I have recently done a lot of contracting work in Charlotte for Millenial aged people. They are happy living there and I get it. For a young person who likes to socialize they are within walking distance of bars and restaurants. I like visiting there on occasion for the same reasons.
 

sky hawk

Old Mossy Horns
Contributor
And honestly I don't know what you mean in terms of being dependent on others, most of us are dependent on others in one way or another, at least sometimes.
Well in continuing with the analogy, my truck In the short term is dependent primarily on the gas station. If I run in a ditch, I can put it in 4W, low, diff lock if need be. If I have a flat, I’ve got a full size spare, and all of the tools needed to change it. And with advanced planning, I can haul quite a few gas cans in the bed if needed. Etc. etc, etc. The city resident, like the sports car can’t be independent for many necessities for more than a few days. I know many rural people who can go for weeks or months... some longer ... if you shut it all down tomorrow. That includes medical, security, food, everything.
That’s not to say that all rural residents are prepared- they are not. But they have a much higher capacity to be so than someone living in a 900sq ft. apartment in the city. Or even the suburban homeowner on a 1/4 acre.
 

JONOV

Twelve Pointer
Well in continuing with the analogy, my truck In the short term is dependent primarily on the gas station. If I run in a ditch, I can put it in 4W, low, diff lock if need be. If I have a flat, I’ve got a full size spare, and all of the tools needed to change it. And with advanced planning, I can haul quite a few gas cans in the bed if needed. Etc. etc, etc. The city resident, like the sports car can’t be independent for many necessities for more than a few days. I know many rural people who can go for weeks or months... some longer ... if you shut it all down tomorrow. That includes medical, security, food, everything.
That’s not to say that all rural residents are prepared- they are not. But they have a much higher capacity to be so than someone living in a 900sq ft. apartment in the city. Or even the suburban homeowner on a 1/4 acre.
I suppose... I could easily (without having space issues) have a month's worth of food in a 600 sf apartment (and often did.) Most people, rural or otherwise, aren't as independent as they think they are. Very few in fact.
 

Firedog

Old Mossy Horns
Contributor
People are social animals. The vast majority of them like living, being around other people .. this is why we have cities now and have had for as long as we have been a species. We like this so much that we fight and die over these cities.

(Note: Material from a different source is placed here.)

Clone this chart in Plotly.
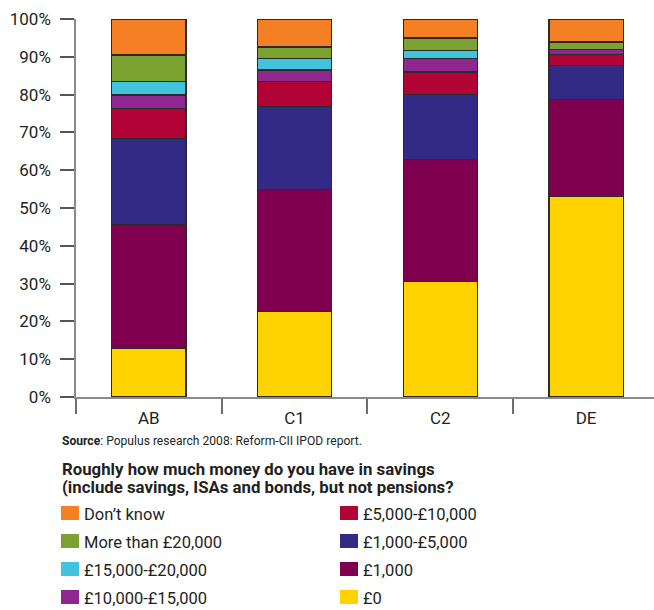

People will not stop living in cities because of something like this, generally speaking. Not for me, but I have never claimed to be in the majority in most cases.
 

buckman84

Six Pointer
They have been slowly migrating towards the country for years. Every piece of rural land close to the city has already been mowed down and developed. Move in on you and try to tell the folks who've been there for years how to live and what they need to be doing. It's just been a matter of time!